Et c’est exactement ce que j’ai décidé de faire, dès la fin de ma première journée d’atelier.

Cette expérience fut d’ abord une expérience d’écoute, de partage, d’humilité et de courage.

L’écoute, car Marie Louise, jamais imposante, jamais juge, écoutait avec intérêt les mots de tous. Ceux aux accents sans hic, comme ceux qui trahissaient un contrôle limité de la langue de Molière … et de Shakespeare, tous étaient les bienvenus. Le lendemain, elle revenait avec des textes de ses auteurs favoris, en rapport avec les histoires que nous avions déversé la veille. Elle abreuvait la source avec une intention sincère. Celle de nous inspirer et de nous apprendre que chaque histoire vaut la peine d’être racontée.

Le partage, car les paroles se prenaient à tour de rôle dans une espèce de rythme naturel. Il s’est passé quelque chose entre nous, une symbiose comme l’a souligné Mr Nyombayire qui m’a laissé avec une leçon résonnante : “Dans la vie, il faut se battre pour ce que l’on mérite, il ne faut pas se laisser impressionner !”

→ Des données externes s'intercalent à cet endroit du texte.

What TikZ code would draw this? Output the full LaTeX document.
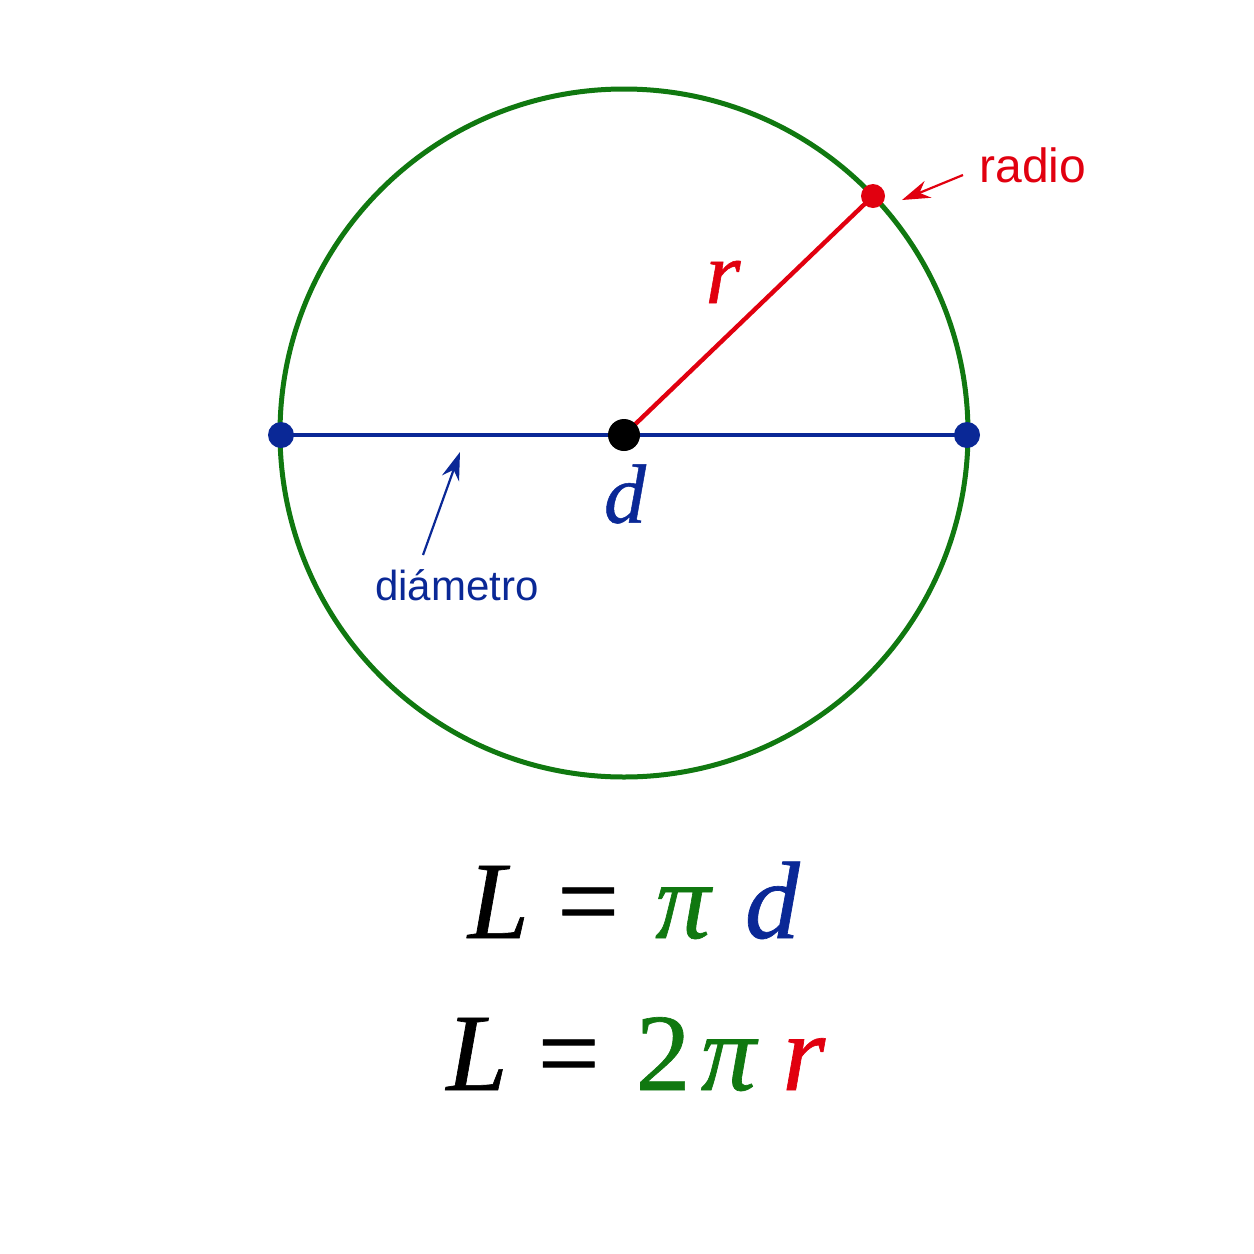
\documentclass[tikz,border=0pt]{standalone}
\usepackage{fontspec}
\setmainfont{Liberation Serif}
\newfontfamily\labelfont{Liberation Sans}
\newfontfamily\eqfont[FakeBold=0.6]{Liberation Serif}
\usetikzlibrary{arrows.meta}
\definecolor{cgreen}{RGB}{16,120,16}
\definecolor{cblue}{RGB}{10,40,150}
\definecolor{cred}{RGB}{225,0,15}
\tikzset{
  dot/.style={circle,inner sep=0pt,minimum size=#1},
  lbl/.style={font=\labelfont\fontsize{24pt}{28pt}\selectfont},
  eqn/.style={anchor=base,inner sep=0pt,font=\eqfont\fontsize{55pt}{60pt}\selectfont},
  pointer/.style={-{Stealth[length=14pt,width=9pt]},line width=1.1pt}
}
\begin{document}
\begin{tikzpicture}[x=0.5pt,y=-0.5pt]
\useasboundingbox (0,0) rectangle (1254,1254);
\coordinate (O) at (624,435);
\draw[cgreen,line width=2.5pt] (624,433) circle[radius=344];
\node[dot=13pt,fill=cblue] (A) at (281,435) {};
\node[dot=13pt,fill=cblue] (B) at (967,435) {};
\node[dot=12pt,fill=cred] (R) at (873,196) {};
\draw[cblue,line width=2.2pt] (A.center) -- (B.center);
\draw[cred,line width=2.2pt] (O) -- (R.center);
\node[dot=16pt,fill=black] (C) at (O) {};
\node[text=cred,font=\eqfont\itshape\fontsize{45pt}{50pt}\selectfont] (rl) at (723,282) {r};
\node[text=cblue,font=\eqfont\itshape\fontsize{42pt}{50pt}\selectfont] (dl) at (625,494) {d};
\node[lbl,text=cred,anchor=base west,inner sep=0pt] (radio) at (979,182) {radio};
\coordinate (ra) at (963,175);
\draw[pointer,cred] (ra) -- (902,200);
\node[lbl,text=cblue,font=\labelfont\fontsize{21pt}{24pt}\selectfont] (diam) at (457,585) {diámetro};
\draw[pointer,cblue] (423,555) -- (460,452);
\node[eqn] (eq1) at (634,938) {\textit{L}\hspace{14pt}=\hspace{18pt}\textcolor{cgreen}{\textit{π}}\hspace{16pt}\textcolor{cblue}{\textit{d}}};
\node[eqn] (eq2) at (636,1090) {\textit{L}\hspace{15pt}=\hspace{18pt}\textcolor{cgreen}{2\hspace{5pt}\textit{π}}\hspace{12pt}\textcolor{cred}{\textit{r}}};
\end{tikzpicture}
\end{document}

Une expérience d’humilité, car nous avions parmi nous, un historien, le professeur Mbonimpa Gamaliel, intarissable sur l’histoire et les traditions du Rwanda. Ce fut émouvant de le voir faire face aux jeunes participants et leurs regards qui revivaient les scènes qu’il décrivait, lui posant toujours plus de questions auxquelles il répondait : “ Patience, patience j’ y arrive ! ”
Bibish Mumbu, lors de l'atelier, avec les participantes
Sandrine Umutoni et Natacha Muziramakenga ...
Une expérience de courage car il en faut pour se raconter honnêtement. Lors d’un exercice sur la mémoire individuelle qui avait pour but de nous pousser à retracer nos racines et d’établir un peu plus qui nous sommes, Natacha Muzira, jeune artiste et poète rwandaise nous a offert un texte à fleur de peau intitulé “Les questions que j’ai oublié de poser.”

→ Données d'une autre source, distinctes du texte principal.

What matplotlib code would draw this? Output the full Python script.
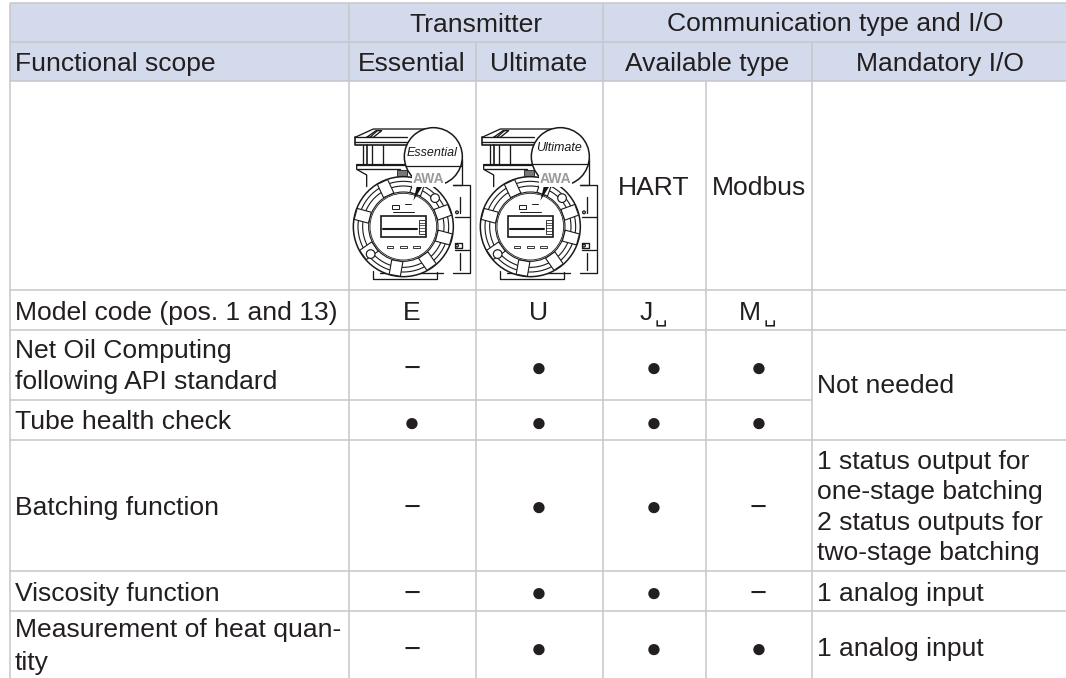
import numpy as np
import matplotlib
matplotlib.use("Agg")
import matplotlib.pyplot as plt
from matplotlib.patches import Rectangle, Circle, Polygon
from matplotlib import transforms

FONT = ["Liberation Sans", "DejaVu Sans"]
plt.rcParams["font.family"] = FONT

header_top = ["Transmitter", "Communication type and I/O"]
header_sub = ["Functional scope", "Essential", "Ultimate", "Available type", "Mandatory I/O"]
comm_types = ["HART", "Modbus"]
model_codes = ["E", "U", "J", "M"]
model_label = "Model code (pos. 1 and 13)"
functions = ["Net Oil Computing\nfollowing API standard", "Tube health check",
             "Batching function", "Viscosity function",
             "Measurement of heat quan-\ntity"]
support = [["-", "o", "o", "o"],
           ["o", "o", "o", "o"],
           ["-", "o", "o", "-"],
           ["-", "o", "o", "-"],
           ["-", "o", "o", "o"]]
mandatory = ["Not needed", "1 status output for\none-stage batching\n2 status outputs for\ntwo-stage batching",
             "1 analog input", "1 analog input"]

W, H = 1066, 678
TXT = "#231f20"
LINE = "#c6c8cc"
HEAD = "#d3daec"
FS = 19.05

col_x = [10, 348.5, 475.5, 602.5, 706, 812, 1068]
row_y = [2.5, 41.5, 81, 289.5, 330, 400, 439.5, 571, 611, 678]

fig = plt.figure(figsize=(W / 100, H / 100), dpi=100)
ax = fig.add_axes([0, 0, 1, 1])
ax.set_xlim(0, W)
ax.set_ylim(H, 0)
ax.axis("off")

ax.add_patch(Rectangle((col_x[0], row_y[0]), W - col_x[0], row_y[2] - row_y[0], fc=HEAD, ec="none", zorder=0))


def hl(y, x0=col_x[0], x1=W, lw=1.15):
    ax.plot([x0, x1], [y, y], color=LINE, lw=lw, solid_capstyle="butt", zorder=1)


def vl(x, y0, y1=H, lw=1.15):
    ax.plot([x, x], [y0, y1], color=LINE, lw=lw, solid_capstyle="butt", zorder=1)


for y in row_y[:5] + row_y[6:-1]:
    hl(y)
hl(row_y[5], col_x[0], col_x[5])
vl(col_x[0], row_y[0])
vl(col_x[1], row_y[0])
vl(col_x[2], row_y[1])
vl(col_x[3], row_y[0])
vl(col_x[4], row_y[2])
vl(col_x[5], row_y[1])


def t(x, y, s, ha="left", size=FS, **kw):
    return ax.text(x, y, s, ha=ha, va="baseline", fontsize=size, color=TXT, family=FONT, **kw)


col_mid = [412, 538.5, 654, 758.5]

t(475.5, 31.5, header_top[0], "center")
t(835, 31.5, header_top[1], "center")
t(15, 70.7, header_sub[0])
t(412, 70.7, header_sub[1], "center")
t(538.5, 70.7, header_sub[2], "center")
t(707, 70.7, header_sub[3], "center")
t(940, 70.7, header_sub[4], "center")

t(col_mid[2], 195, comm_types[0], "center")
t(col_mid[3], 195, comm_types[1], "center")

t(15, 320, model_label)
t(col_mid[0], 320, model_codes[0], "center")
t(col_mid[1], 320, model_codes[1], "center")
t(646, 320, model_codes[2], "center")
t(750, 320, model_codes[3], "center")
for bx in (661, 770):
    ax.text(bx, 322.5, "\u2423", ha="center", va="baseline", fontsize=14, color=TXT, family=FONT)


def multiline(x, first, s, step=30.6, ha="left"):
    for i, part in enumerate(s.split("\n")):
        t(x, first + i * step, part, ha)


func_base = [358, 429, 515, 600.7, 637]
mark_y = [367, 422, 506, 592, 648]
for name, base, marks, my in zip(functions, func_base, support, mark_y):
    multiline(15, base, name, step=31 if "Net" in name else 33)
    for x, m in zip(col_mid, marks):
        if m == "o":
            ax.text(x, my - 1, "\u25cf", ha="center", va="center_baseline", fontsize=19, color=TXT, family=FONT)
        else:
            ax.text(x, my - 1, "\u2212", ha="center", va="center_baseline", fontsize=21, color=TXT, family=FONT)

for s, b in zip(mandatory, [393, 469, 600.7, 655.7]):
    multiline(817, b, s, step=30.4)


# ---- transmitter illustration: drawn in a local frame (3x pixel units) ----
def draw_transmitter(dx, caption, cap_y, line_y):
    base = transforms.Affine2D().scale(1 / 3).translate(340 + dx, 0) + ax.transData
    k = dict(color="#1a1a1a", transform=base, solid_capstyle="round")
    S = 0.95

    def pl(xs, ys, lw=S, z=3):
        ax.plot(xs, ys, lw=lw, zorder=z, **k)

    # housing cap
    pl([45, 100, 290, 290], [412, 387, 387, 400])
    pl([45, 45, 200], [412, 435, 435], lw=1.2)
    pl([45, 200], [412, 412])
    pl([45, 200], [425, 425])
    pl([80, 108, 125, 100, 80], [412, 392, 392, 412, 412])
    pl([90, 112], [412, 392])
    pl([68, 68], [435, 495])
    pl([80, 80], [435, 495], lw=1.2)
    pl([95, 95], [435, 495])
    pl([128, 128], [435, 495])
    pl([50, 195], [495, 495], lw=1.6)
    pl([50, 50, 80, 80], [495, 508, 525, 560])
    pl([50, 180], [508, 508])
    pl([365, 365, 340], [478, 555, 555])
    pl([340, 390, 390, 345], [555, 555, 650, 650])
    pl([390, 390, 345], [652, 750, 750])
    pl([390, 390, 340], [752, 818, 818])
    pl([360, 360], [590, 640])
    pl([360, 360], [760, 810])
    pl([345, 365, 365, 345, 345], [728, 728, 745, 745, 728])
    pl([100, 100, 290, 290], [812, 838, 838, 815])
    pl([120, 310], [818, 818])
    ax.add_patch(Circle((351, 637), 4, fc="white", ec="#1a1a1a", lw=S, transform=base, zorder=4))
    ax.add_patch(Circle((351, 737), 4, fc="white", ec="#1a1a1a", lw=S, transform=base, zorder=4))

    # round front
    cx, cy = 190, 680
    ax.add_patch(Circle((cx, cy), 150, fc="white", ec="#1a1a1a", lw=1.1, transform=base, zorder=3.1))
    for r in (136, 122, 104):
        ax.add_patch(Circle((cx, cy), r, fc="none", ec="#1a1a1a", lw=0.8, transform=base, zorder=3.2))
    for ang in (20, 70, 115, 165, 215, 260, 305, 345):
        a = np.deg2rad(ang)
        u, v = np.cos(a), -np.sin(a)
        px, py = -v, u
        corners = [(cx + u * r + px * s, cy + v * r + py * s)
                   for r, s in ((104, -17), (148, -17), (148, 17), (104, 17))]
        ax.add_patch(Polygon(corners, closed=True, fc="white", ec="#1a1a1a", lw=0.8, transform=base, zorder=3.3))
    for ang in (42, 220):
        a = np.deg2rad(ang)
        ax.add_patch(Circle((cx + 128 * np.cos(a), cy - 128 * np.sin(a)), 13, fc="white", ec="#1a1a1a",
                            lw=0.85, transform=base, zorder=3.4))
    # face plate
    ax.add_patch(Circle((cx, cy), 100, fc="white", ec="#1a1a1a", lw=0.6, transform=base, zorder=3.5))
    ax.add_patch(Rectangle((122, 648), 136, 64, fc="white", ec="#1a1a1a", lw=1.2, transform=base, zorder=3.6))
    ax.add_patch(Rectangle((236, 660), 18, 42, fc="white", ec="#1a1a1a", lw=0.6, transform=base, zorder=3.7))
    for yy in (668, 676, 684, 692):
        pl([236, 254], [yy, yy], lw=0.5, z=3.8)
    pl([130, 232], [686, 686], lw=1.5, z=3.8)
    ax.add_patch(Rectangle((156, 616), 22, 12, fc="white", ec="#1a1a1a", lw=0.7, transform=base, zorder=3.7))
    for xx in (150, 190, 230):
        ax.add_patch(Rectangle((xx - 10, 737), 20, 7, fc="white", ec="#1a1a1a", lw=0.6, transform=base, zorder=3.7))
    pl([160, 222], [636, 636], lw=0.7, z=3.8)
    pl([196, 214], [612, 612], lw=0.7, z=3.8)

    # gland
    ax.add_patch(Rectangle((172, 510), 28, 24, fc="#777777", ec="#1a1a1a", lw=0.6, transform=base, zorder=2.5))
    # pointer and magnifier
    ax.add_patch(Polygon([(235, 540), (254, 548), (220, 602)], closed=True, fc="#111111", ec="none",
                         transform=base, zorder=4.5))
    ax.add_patch(Circle((280, 470), 87, fc="white", ec="#1a1a1a", lw=1.1, transform=base, zorder=5))
    half = np.sqrt(max(87 ** 2 - (line_y - 470) ** 2, 0))
    ax.plot([280 - half, 280 + half], [line_y, line_y], color="#1a1a1a", lw=0.9, transform=base, zorder=5.1)
    ax.text(277, cap_y, caption, ha="center", va="baseline", fontsize=9.0, style="italic",
            color="#1a1a1a", transform=base, zorder=5.2, family=FONT)
    # brand letters over the lower magnifier edge
    ax.text(265, 550, "AWA", ha="center", va="baseline", fontsize=10, fontweight="bold", color="#9a9a9a",
            transform=base, zorder=6, family=FONT,
            bbox=dict(fc="white", ec="none", pad=0.5))


draw_transmitter(0, header_sub[1], 468, 497)
draw_transmitter(127, header_sub[2], 453, 492)

fig.savefig("out.png", dpi=100)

Un atelier organisé par des passionnées donc, Carole Karemera, Sandrine Umutoni et toute leur équipe qui ont su avec brio rassembler un monde varié dans une salle et trouver les outils pour que tous se rencontrent. Dans le contexte historique du Rwanda, une initiative pareille a tout son sens et devient même une nécessité. L’art ne participe plus seulement à guérir, mais à prévenir.

Je sens venir la question : alors, as-tu eu la réponse à ta question initiale, “Comment écrit-on un livre? ” Honnêtement, non. J’ai juste appris que l’on n’écrit pas un livre. On écrit “pour”, on écrit “à”.

Marie Louise écrit à son père, décédé trop tôt et à qui elle raconte ce qu’il n’est plus capable de voir ...

Une flamme fut allumée, sans aucun doute, et pour cela je dois dire merci pour tout.